Most young adults attending a university here live with their parents often times into mid to late 20s. Contrasting the independence that is extremely prevalent in the states that encourages almost everyone to follow the social norm of moving out of the house and going away to school at the young age of 17 or 18. This cultural difference I’m certain leads to many externalities as well as many social and cultural differences in the youth and young adults that I could not even begin to point out. While it is very usual for the people in their 20s working at TECHO to be living with their families, if that was the case in the U.S. I think it would take many people aback. Just as strange as it is for me to explain to people here that I live in a city 6 hours away from my parents in a sorority house with 45 other girls under the age of 22 with out adults.

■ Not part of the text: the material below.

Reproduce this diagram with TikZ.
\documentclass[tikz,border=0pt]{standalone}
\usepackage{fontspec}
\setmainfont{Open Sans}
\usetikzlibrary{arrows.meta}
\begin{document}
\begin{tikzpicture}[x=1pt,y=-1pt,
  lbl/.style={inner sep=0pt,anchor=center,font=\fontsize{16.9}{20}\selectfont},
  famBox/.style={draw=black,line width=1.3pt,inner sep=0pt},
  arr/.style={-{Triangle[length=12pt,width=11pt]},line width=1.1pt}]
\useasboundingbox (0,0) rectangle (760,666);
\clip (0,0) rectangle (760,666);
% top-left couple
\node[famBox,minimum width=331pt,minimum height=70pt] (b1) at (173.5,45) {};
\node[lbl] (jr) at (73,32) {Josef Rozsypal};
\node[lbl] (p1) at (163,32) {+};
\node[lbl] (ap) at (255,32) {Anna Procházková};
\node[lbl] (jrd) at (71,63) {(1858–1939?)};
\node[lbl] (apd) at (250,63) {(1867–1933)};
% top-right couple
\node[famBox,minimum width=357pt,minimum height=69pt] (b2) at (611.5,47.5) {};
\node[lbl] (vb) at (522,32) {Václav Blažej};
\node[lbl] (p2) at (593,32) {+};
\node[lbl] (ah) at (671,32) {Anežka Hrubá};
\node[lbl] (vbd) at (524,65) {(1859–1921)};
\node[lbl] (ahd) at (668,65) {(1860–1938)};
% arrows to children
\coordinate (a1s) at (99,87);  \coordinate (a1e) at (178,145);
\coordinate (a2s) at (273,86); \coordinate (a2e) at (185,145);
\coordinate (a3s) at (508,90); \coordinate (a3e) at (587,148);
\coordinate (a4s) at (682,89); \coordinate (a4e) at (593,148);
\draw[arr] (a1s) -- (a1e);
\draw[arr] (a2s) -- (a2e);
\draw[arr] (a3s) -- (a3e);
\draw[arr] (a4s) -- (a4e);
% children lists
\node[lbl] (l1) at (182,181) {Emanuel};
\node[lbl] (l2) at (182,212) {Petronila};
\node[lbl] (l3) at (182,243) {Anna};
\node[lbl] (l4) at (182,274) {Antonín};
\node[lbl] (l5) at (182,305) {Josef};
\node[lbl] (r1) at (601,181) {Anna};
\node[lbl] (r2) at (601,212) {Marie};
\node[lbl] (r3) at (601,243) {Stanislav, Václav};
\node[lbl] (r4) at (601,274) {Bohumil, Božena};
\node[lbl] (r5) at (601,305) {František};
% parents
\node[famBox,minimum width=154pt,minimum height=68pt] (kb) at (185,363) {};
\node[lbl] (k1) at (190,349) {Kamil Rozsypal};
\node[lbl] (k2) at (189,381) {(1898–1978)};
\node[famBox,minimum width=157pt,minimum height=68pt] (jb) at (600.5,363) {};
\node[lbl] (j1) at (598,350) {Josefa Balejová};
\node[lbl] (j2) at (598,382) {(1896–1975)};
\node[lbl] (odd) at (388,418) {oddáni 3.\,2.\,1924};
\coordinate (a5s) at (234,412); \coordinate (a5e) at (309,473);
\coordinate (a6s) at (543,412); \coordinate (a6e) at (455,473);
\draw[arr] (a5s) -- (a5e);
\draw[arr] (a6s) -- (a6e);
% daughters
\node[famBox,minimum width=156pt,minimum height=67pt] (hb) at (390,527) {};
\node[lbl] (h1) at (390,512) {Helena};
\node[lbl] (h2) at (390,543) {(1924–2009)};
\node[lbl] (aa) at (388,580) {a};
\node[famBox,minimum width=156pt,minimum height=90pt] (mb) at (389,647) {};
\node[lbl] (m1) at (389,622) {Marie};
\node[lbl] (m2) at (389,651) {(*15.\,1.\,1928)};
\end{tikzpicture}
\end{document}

The final aspect of life here that I would like to bring up is humility. What I have noticed, and tried explaining to several people already, is the lifestyle and manner of living of most, if not all, of the families here is the lack of necessity for luxury items and accessories. Most households I’ve seen live comfortably but they families live in houses that don’t need to be new or perfect or large or flashy. While a living room in the U.S. is not complete without a big screen TV and a couch with factory made pillows and blankets, a Chilean living room isn’t complete without something old or homemade draped over the couch or placed on a table. This difference has stood out to me and to me this style is admirable. It shows that people obtain what they need to live a nice and comfortable life but don’t need to be extravagant with the things they own. I think that is exactly the opposite in the United States. I think it gives people in Chile a state of being humble that I really appreciate. I think this can also be seen in the clothing that is worn and the food that is bought at local, small stores close to home.
As I continue to immerse myself in the Chilean lifestyle and continue to learn about the lifestyle and costumes here, I am continuously reminded that I will never quite fit in with my terrible Spanish accent, my blonde hair and my tall stature: I will forever be labeled a Gringo.